I timpani — the kettledrums.

Copper bowls of tuned thunder: the orchestra’s pulse and its punctuation. They speak in definite pitch, and so — alone among the drums — they are heard not merely as rhythm but as harmony.

A pencil drawing of a single pedal timpano — a copper bowl on a wheeled frame, with tuning rods around the rim.

A hammered copper bowl, head tensioned by rods at the rim — its pitch raised or lowered by the foot upon the pedal.

The timpani are the only members of the percussion family whose business is pitch as well as pulse. A hammered copper bowl, a stretched membrane, a felt-headed mallet — and the orchestra has, in a single stroke, a bass note both rhythmic and harmonic. They have stood at the back of the ensemble since the seventeenth century, and the orchestra without them is — in some elemental sense — not yet itself.

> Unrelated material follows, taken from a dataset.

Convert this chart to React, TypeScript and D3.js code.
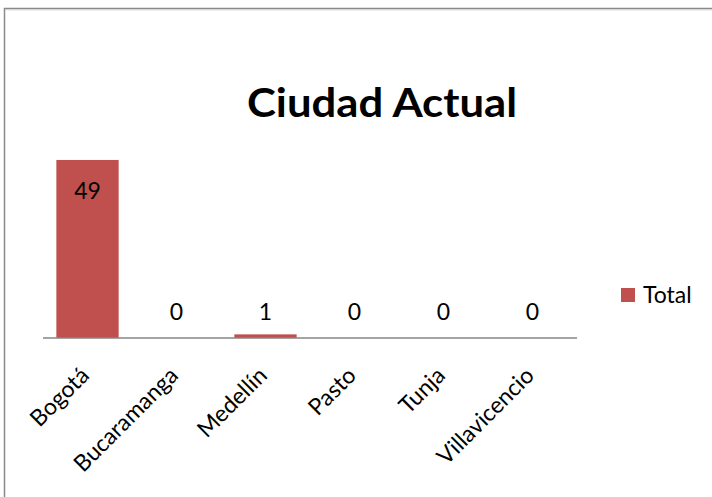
import React from "react";
import * as d3 from "d3";

const categories = ["Bogotá", "Bucaramanga", "Medellín", "Pasto", "Tunja", "Villavicencio"];
const totals = [49, 0, 1, 0, 0, 0];
const seriesName = "Total";
const title = "Ciudad Actual";

const W = 712;
const H = 497;
const FONT = "Lato, 'Open Sans', sans-serif";
const BAR = "#C0504D";

export default function App() {
  const x = d3.scaleBand<string>().domain(categories).range([43, 577]).paddingInner(0.3).paddingOuter(0.15);
  const y = d3.scaleLinear().domain([0, 60]).range([338, 120]);
  const axisY = y(0);

  return (
    <svg width={W} height={H} style={{ position: "absolute", left: 0, top: 0, background: "#fff" }}>
      <rect x={4.5} y={8.5} width={W + 10} height={H + 10} fill="#fff" stroke="#8a8a8a" strokeWidth={1.5} />
      <line x1={5.5} y1={9.8} x2={W} y2={9.8} stroke="#d0d0d0" strokeWidth={1} />
      <text
        x={382}
        y={117}
        textAnchor="middle"
        fontFamily={FONT}
        fontWeight="bold"
        fontSize={41}
        textLength={270}
        lengthAdjust="spacingAndGlyphs"
        fill="#000"
      >
        {title}
      </text>
      {categories.map((c, i) => {
        const v = totals[i];
        const bx = x(c)!;
        const bw = x.bandwidth();
        const top = y(v);
        const inside = axisY - top > 60;
        return (
          <g key={c}>
            <rect x={bx} y={top} width={bw} height={axisY - top} fill={BAR} />
            <text
              x={bx + bw / 2}
              y={inside ? top + 39 : Math.min(top - 14, axisY - 18)}
              textAnchor="middle"
              fontFamily={FONT}
              fontSize={23}
              fill="#000"
            >
              {v}
            </text>
          </g>
        );
      })}
      <line x1={43} x2={577} y1={axisY} y2={axisY} stroke="#868686" strokeWidth={1.5} />
      {categories.map((c) => {
        const cx = x(c)! + x.bandwidth() / 2;
        return (
          <text
            key={"l" + c}
            transform={`translate(${cx + 3},${axisY + 39}) rotate(-45)`}
            textAnchor="end"
            fontFamily={FONT}
            fontSize={23}
            fill="#000"
          >
            {c}
          </text>
        );
      })}
      <rect x={621} y={288} width={14} height={14} fill={BAR} />
      <text x={643} y={303} fontFamily={FONT} fontSize={23} fill="#000">
        {seriesName}
      </text>
    </svg>
  );
}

A modern set comprises four drums, ranged in size from roughly thirty-two inches in diameter to twenty-three. Each covers a perfect fifth or thereabouts; together they span from a low D₂ to a high A₃. Their pitches are not chosen once and left — the pedals are made for retuning, and the modern repertoire asks for it constantly.

Mechanism

The bowl is hammered from a single sheet of copper, parabolic in profile — the shape governs the timbre as much as the head does. Across the rim is stretched a membrane of calfskin or, on most modern instruments, plastic; tension rods around the rim hold it taut, and a pedal connected by chain or cable to those rods raises or lowers the pitch in a smooth glissando. The Dresden pedal, balanced and clutched, predominates; the Berlin pedal, ratcheted, is its cousin.

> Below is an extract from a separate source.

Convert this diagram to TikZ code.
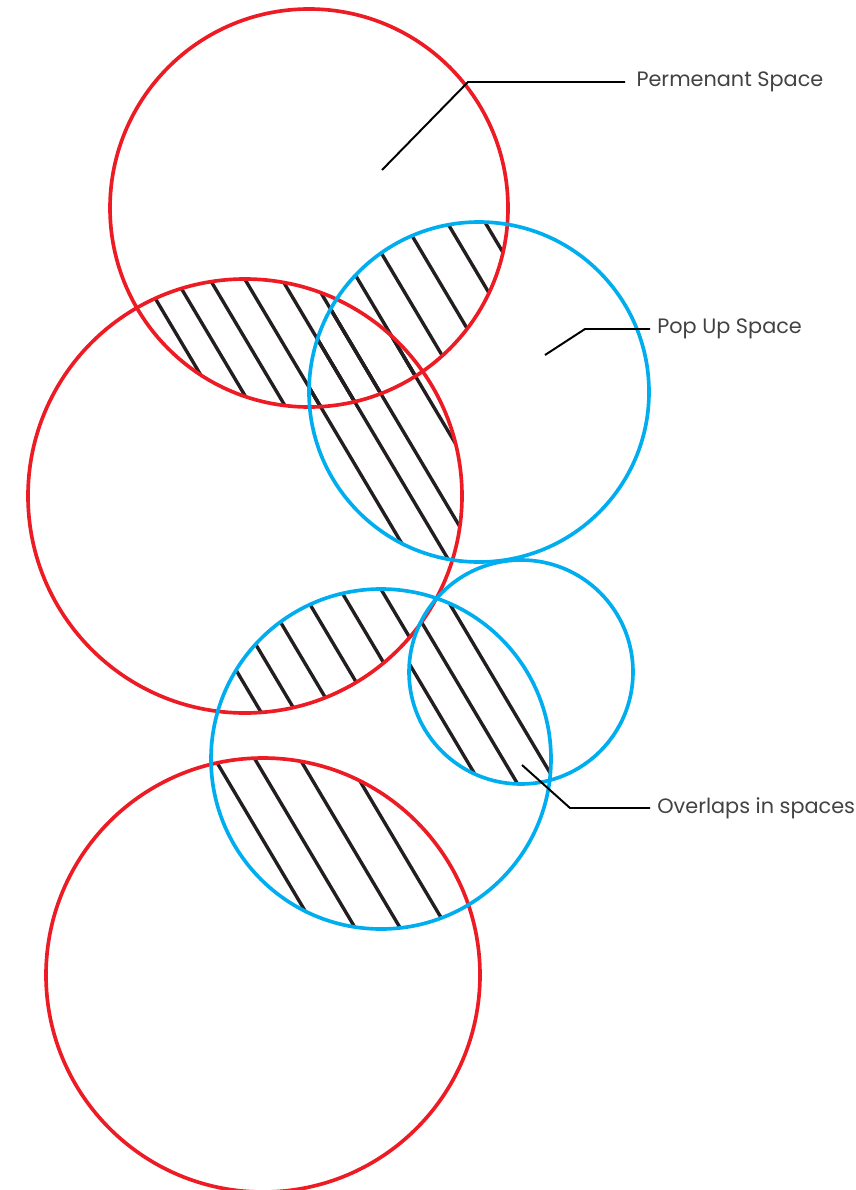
\documentclass[tikz,border=0pt]{standalone}
\usepackage{fontspec}
\setmainfont{Poppins}
\definecolor{krasn}{HTML}{ED1C24}
\definecolor{golub}{HTML}{00AEEF}
\definecolor{shtrih}{HTML}{231F20}
\begin{document}
\begin{tikzpicture}[x=0.025cm, y=-0.025cm,
  krug/.style={line width=2.6pt},
  hatch/.style={shtrih, line width=2.4pt},
  leader/.style={black, line width=1.4pt},
  podpis/.style={anchor=west, inner xsep=5pt, inner ysep=0pt,
    text=shtrih!85, font=\fontsize{14.8}{17}\selectfont}]

\useasboundingbox (0,0) rectangle (855,1190);

% центры кругов (в пикселях)
\coordinate (kA) at (309,208);   % красный верхний
\coordinate (kB) at (245,496);   % красный средний
\coordinate (kC) at (263,975);   % красный нижний
\coordinate (gA) at (479,392);   % голубой верхний
\coordinate (gB) at (521,672);   % голубой малый
\coordinate (gC) at (381,759);   % голубой нижний

%=== Штриховка пересечений ===
\foreach \pa/\ra/\pb/\rb in {kA/199/kB/217, kA/199/gA/170, kB/217/gA/170}{
  \begin{scope}
    \clip (\pa) circle[radius=\ra];
    \clip (\pb) circle[radius=\rb];
    \foreach \c in {-22,10,44,79,116,147,192,231,272,315,353}
      \draw[hatch] ({\c+0.594*200},200) -- ({\c+0.594*600},600);
  \end{scope}
}
\begin{scope}
  \clip (kB) circle[radius=217];
  \clip (gC) circle[radius=170];
  \foreach \c in {-162,-127,-89,-49,-10,31}
    \draw[hatch] ({\c+0.594*560},560) -- ({\c+0.594*740},740);
\end{scope}
\begin{scope}
  \clip (gB) circle[radius=112];
  \clip (gC) circle[radius=170];
  \foreach \c in {15,52,91}
    \draw[hatch] ({\c+0.594*560},560) -- ({\c+0.594*800},800);
\end{scope}
\begin{scope}
  \clip (kC) circle[radius=217];
  \clip (gC) circle[radius=170];
  \foreach \c in {-236,-196,-151,-104}
    \draw[hatch] ({\c+0.594*740},740) -- ({\c+0.594*940},940);
\end{scope}

%=== Круги ===
\foreach \p/\r in {kA/199, kB/217, kC/217}
  \draw[krug, krasn] (\p) circle[radius=\r];
\foreach \p/\r in {gA/170, gB/112, gC/170}
  \draw[krug, golub] (\p) circle[radius=\r];

%=== Подписи ===
\node[podpis, inner xsep=8pt] (lPerm) at (625,82) {Permenant Space};
\node[podpis] (lPop) at (650,329) {Pop Up Space};
\node[podpis] (lOver) at (650,808) {Overlaps in spaces};

\coordinate (pA) at (382,170);
\coordinate (pA1) at (468,82);
\coordinate (pB) at (545,355);
\coordinate (pB1) at (585,329);
\coordinate (pC) at (522,765);
\coordinate (pC1) at (570,808);

\draw[leader] (pA) -- (pA1) -- (lPerm.west);
\draw[leader] (pB) -- (pB1) -- (lPop.west);
\draw[leader] (pC) -- (pC1) -- (lOver.west);

\end{tikzpicture}
\end{document}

The mallets — bacchette — are themselves an instrument of choice. A hard wooden core, wrapped in felt of varying density, will produce anything from a velvet pianissimo to a dry, articulate forte. Wooden sticks, used rarely, give a sound nearly comic in its hardness. The composer who specifies bacchette di legno or di feltro morbido writes far more than a dynamic.

Voice and Character

Berlioz, in his Treatise, wrote that “of all percussion instruments, the most valuable is unquestionably the kettledrum.” He was not being polite. The timpani give the orchestra a foundation no other instrument can provide — a low note both pitched and articulated, capable of pianissimo whisper or detonation, and able to sustain through a roll any duration the music asks.

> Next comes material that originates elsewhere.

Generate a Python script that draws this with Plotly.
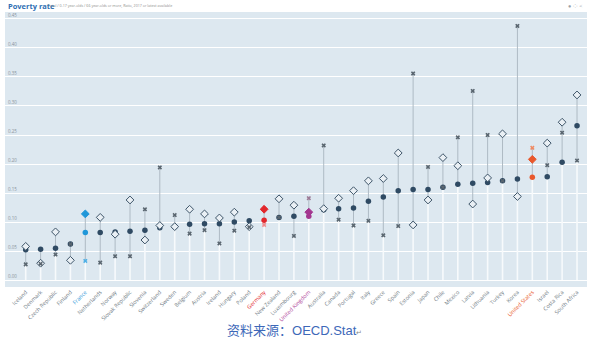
import plotly.graph_objects as go

countries = ["Iceland", "Denmark", "Czech Republic", "Finland", "France", "Netherlands", "Norway",
             "Slovak Republic", "Slovenia", "Switzerland", "Sweden", "Belgium", "Austria", "Ireland",
             "Hungary", "Poland", "Germany", "New Zealand", "Luxembourg", "United Kingdom", "Australia",
             "Canada", "Portugal", "Italy", "Greece", "Spain", "Estonia", "Japan", "Chile", "Mexico",
             "Latvia", "Lithuania", "Turkey", "Korea", "United States", "Israel", "Costa Rica", "South Africa"]

total = [0.052, 0.053, 0.055, 0.062, 0.082, 0.082, 0.083, 0.084, 0.086, 0.090, 0.092, 0.096, 0.097,
         0.097, 0.100, 0.102, 0.103, 0.108, 0.110, 0.110, 0.121, 0.123, 0.124, 0.136, 0.143, 0.154,
         0.156, 0.156, 0.160, 0.165, 0.167, 0.168, 0.171, 0.174, 0.177, 0.178, 0.203, 0.266]

children = [0.058, 0.029, 0.083, 0.034, 0.114, 0.108, 0.079, 0.138, 0.069, 0.094, 0.092, 0.122, 0.114,
            0.107, 0.117, 0.092, 0.122, 0.140, 0.129, 0.117, 0.123, 0.141, 0.154, 0.171, 0.175, 0.219,
            0.095, 0.138, 0.211, 0.197, 0.131, 0.176, 0.252, 0.144, 0.208, 0.236, 0.272, 0.319]

elderly = [0.027, 0.028, 0.044, 0.062, 0.033, 0.030, 0.041, 0.041, 0.122, 0.194, 0.112, 0.080, 0.086,
           0.063, 0.085, 0.091, 0.095, 0.108, 0.076, 0.141, 0.232, 0.104, 0.094, 0.102, 0.077, 0.093,
           0.356, 0.195, 0.160, 0.246, 0.326, 0.250, 0.171, 0.438, 0.228, 0.198, 0.254, 0.206]

y_ticks = [0.00, 0.05, 0.10, 0.15, 0.20, 0.25, 0.30, 0.35, 0.40, 0.45]

# styling
highlight = {"France": ("#1f97d9", "#4fb0e6"), "Germany": ("#e2272c", "#f08a8c"),
             "United Kingdom": ("#a3368f", "#9c7a96"), "United States": ("#e9572b", "#ef8a63")}
label_color = {"France": "#1f97d9", "Germany": "#e2272c", "United Kingdom": "#b0469a",
               "United States": "#e9572b"}
NAVY = "#2f4a63"
XCOL = "#5a6670"
BG = "#dde8f0"

fig = go.Figure()

# white stems from 0 to the lowest value, grey stems between min and max
wx, wy, gx, gy = [], [], [], []
for c, t, ch, el in zip(countries, total, children, elderly):
    lo, hi = min(t, ch, el), max(t, ch, el)
    wx += [c, c, None]; wy += [0, lo, None]
    gx += [c, c, None]; gy += [lo, hi, None]
fig.add_trace(go.Scatter(x=wx, y=wy, mode="lines", line=dict(color="#f7fafc", width=1.6),
                         hoverinfo="skip", showlegend=False))
fig.add_trace(go.Scatter(x=gx, y=gy, mode="lines", line=dict(color="#aebac4", width=1),
                         hoverinfo="skip", showlegend=False))

tot_col = [highlight[c][0] if c in highlight else NAVY for c in countries]
ch_fill = [highlight[c][0] if c in highlight else "#eaf0f5" for c in countries]
ch_line = [highlight[c][0] if c in highlight else "#3d5468" for c in countries]
el_col = [highlight[c][1] if c in highlight else XCOL for c in countries]

fig.add_trace(go.Scatter(x=countries, y=total, mode="markers", name="Total",
                         marker=dict(symbol="circle", size=5.5, color=tot_col, line=dict(width=0)),
                         showlegend=False))
fig.add_trace(go.Scatter(x=countries, y=children, mode="markers", name="0-17 year-olds",
                         marker=dict(symbol="diamond", size=6, color=ch_fill,
                                     line=dict(color=ch_line, width=1)),
                         showlegend=False))
fig.add_trace(go.Scatter(x=countries, y=elderly, mode="markers", name="66 year-olds or more",
                         marker=dict(symbol="x", size=4, color=el_col, line=dict(width=0)),
                         showlegend=False))

ticktext = [f"<span style='color:{label_color[c]}'>{c}</span>" if c in label_color else c
            for c in countries]

fig.update_layout(
    width=590, height=341,
    margin=dict(l=5, r=3, t=12, b=54),
    paper_bgcolor="white", plot_bgcolor=BG,
    font=dict(family="Open Sans", color="#7a858e"),
    xaxis=dict(type="category", categoryorder="array", categoryarray=countries,
               range=[-1.39, 37.67], tickmode="array", tickvals=countries, ticktext=ticktext,
               tickangle=-45, tickfont=dict(size=5.5, color="#707b84"), showgrid=False,
               zeroline=False, showline=False, ticks=""),
    yaxis=dict(range=[-0.012, 0.462], tickmode="array", tickvals=y_ticks,
               ticktext=[f"{v:.2f}" for v in y_ticks], ticklabelposition="inside top",
               tickfont=dict(size=4.5, color="#8a949c"), showgrid=True, gridcolor="white",
               gridwidth=1, zeroline=False, showline=False, ticks=""),
    annotations=[
        dict(text="<b>Poverty rate</b>", xref="paper", yref="paper", x=0.0017, y=1.022,
             xanchor="left", yanchor="middle", showarrow=False,
             font=dict(size=7.5, color="#2f6fb3", family="Open Sans")),
        dict(text="Total / 0-17 year-olds / 66 year-olds or more, Ratio, 2017 or latest available",
             xref="paper", yref="paper", x=0.071, y=1.022, xanchor="left", yanchor="middle",
             showarrow=False, font=dict(size=3.6, color="#8c8c8c", family="Open Sans")),
        dict(text="● ⁘ <", xref="paper", yref="paper", x=0.995, y=1.022, xanchor="right",
             yanchor="middle", showarrow=False, font=dict(size=5.5, color="#9aa0a5")),
        dict(text="<span style='font-family:Noto Sans CJK SC'>资料来源：</span>"
                  "<span style='font-family:Liberation Sans'>OECD.Stat</span>"
                  "<span style='font-size:7px;color:#888888'>↵</span>",
             xref="paper", yref="paper", x=0.497, y=-0.153, xanchor="center", yanchor="middle",
             showarrow=False, font=dict(size=13, color="#3d68b8")),
    ],
)

fig.write_html("out.html")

Their character is gravity. They are most themselves at the threshold of audibility, where the roll seems less a sound than a rumor of one; and most arresting at the other extreme, where a single fortissimo stroke can split a tutti in two. Between the two lies the long, steady pulse of the symphonic tradition — Brahms’s opening, Mahler’s funerals, Sibelius’s slow accumulations. The timpanist, unlike most of the orchestra, plays only when the music needs them. They make every note count.

“Of all percussion instruments, the most valuable is unquestionably the kettledrum.”

— Hector Berlioz, Treatise on Instrumentation

Write for them with intention. A timpani part well written reads, in the score, as something between a drum part and a bass line — and sounds, in the hall, like the floor of the music itself.